Duyguların sağlıklı bir biçimde ortaya çıkarılması, geliştirilmesi, zenginleştirilmesi, olumlu duyguların pekiştirilip olumsuz duygularla baş etmenin öğretilmesi bireyin gelişimi açısından büyük önem taşır. Bu noktada anne-baba-çocuk etkileşiminin niteliği oldukça önemlidir. Duygusal gereksinimlerine karşılık verilen çocuklar, duyguları eleştirilmeden dikkate alınan çocuklar anne babalarına güven duyacak ve sıkıntılarını paylaşacaktır. Tam tersi durumda duygusal zekâ ve bilişsel gelişimler olumsuz etkilenir. Anne ve babanın çocuklarına dengeli, kararlı ve tutarlı davranmaları gerekmektedir. Anne babalar çocuklarının sosyal ve duygusal gelişiminde sağlıklı birer özdeşim modeli olacak şekilde davranmalı, çocuklarının yaş ve gelişim özelliklerine uygun beklentiler taşımalıdırlar. Anne babaların bu noktadaki tutum ve davranışları çocuğun diğer destek sistemleri olan okul öncesi eğitim öğretmenleri ve akranlarıyla olan ilişkileri üzerinde de son derece belirleyici bir etkiye sahiptir. Okul öncesi dönem çocukların ilk arkadaşlıklarını da oluşturmaya başladıkları dönemdir. Bu ilk arkadaşlıklar onların sosyal ve duygusal gelişimleri için çok önemlidir. Anaokulunda aynı sınıfı paylaşan ve arkadaşlık ilişkileri geliştiren çocuklar, ilkokula başladıklarında daha kolay arkadaş edinebilmekte ve uyum problemi yaşamamaktadırlar.

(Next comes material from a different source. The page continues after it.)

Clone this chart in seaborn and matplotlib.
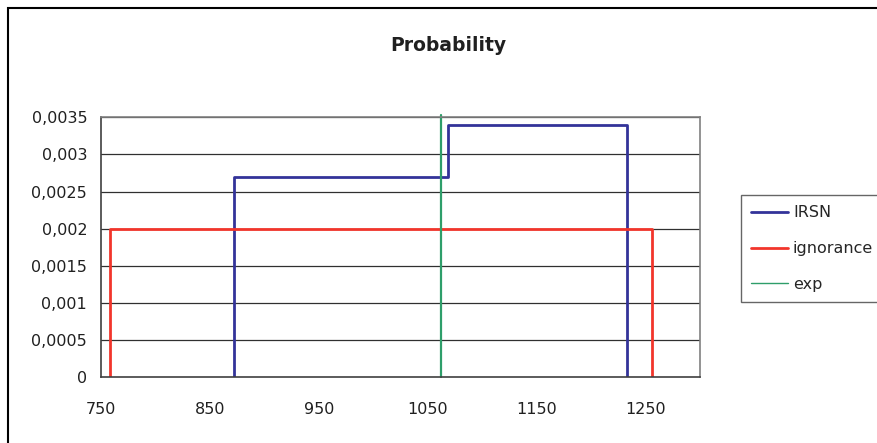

Burada çocuğun görüş ve düşüncelerine önem vermek, çocukla iletişim esnasında emir verme, uyarma, tehdit etme, suçlama gibi iletişimi engelleyen davranışları kullanmamak son derece önemlidir. Çocuklarının sosyal ve duygusal gelişimini destekleyen anne babalar çocuklarıyla zaman geçiren, sosyal yaşantıları paylaşan, onları ilgiyle dinleyen, sorularına karşılık veren, güven verici ve hoşgörülü bir tutum içinde gerektiğinde sınırlamalar getiren anne babalardır.
Çocuk, anne-baba tarafından herhangi bir koşula bağlı olmaksızın sevilmek ister. Anne-babanın duygusal onayına ve sevgisine bağımlı olan çocuk için, onay ve sevgiyi koşullu olarak alabilmek bir güvensizlik yaratır. Koşulsuz sevgi verilen çocuğun kendisini aşabilmesi, duygu açlığı çeken bir çocuğa göre daha kolaydır. Çocukları ile sevgi ve saygıya dayalı, çocuklarını düzeltebilecek, yanlışları da sevgiyle yönlendiren ve kabul edici ana babalar, çocukların kendilerini kabul duygularını geliştirmektedir.
Aile içinde kendini ifade edebilen, aile kararlarına dahil edilen, düşüncelerini açıkça söyleyebilen çocukların daha bağımsız, kendilerine karşı saygılı ve sakin çocuklar olarak yetiştikleri görülmüştür. Anne baba tarafından psikolojik anlamda kabul edilmeyen çocuklar, kendilerine güven geliştirememektedirler. Heyecansal ve davranışsal bozuklukların kaynağının anne baba ile ne kadar ilgili olduğu görülmektedir. (Kasatura, 2002). Bir başka çalışmada sosyal, atılgan ve duygularını kontrol etmede etkili olan çocukların daha çok yardım davranışı, paylaşma ve diğer bireylerle iletişimde daha rahat oldukları söylenebilir. Bunun tam tersi olan çocuklar, duygularını kontrol etmede zayıftırlar ve yardım davranışında yetersiz olmaktadırlar. (Çataloğlu, 2010).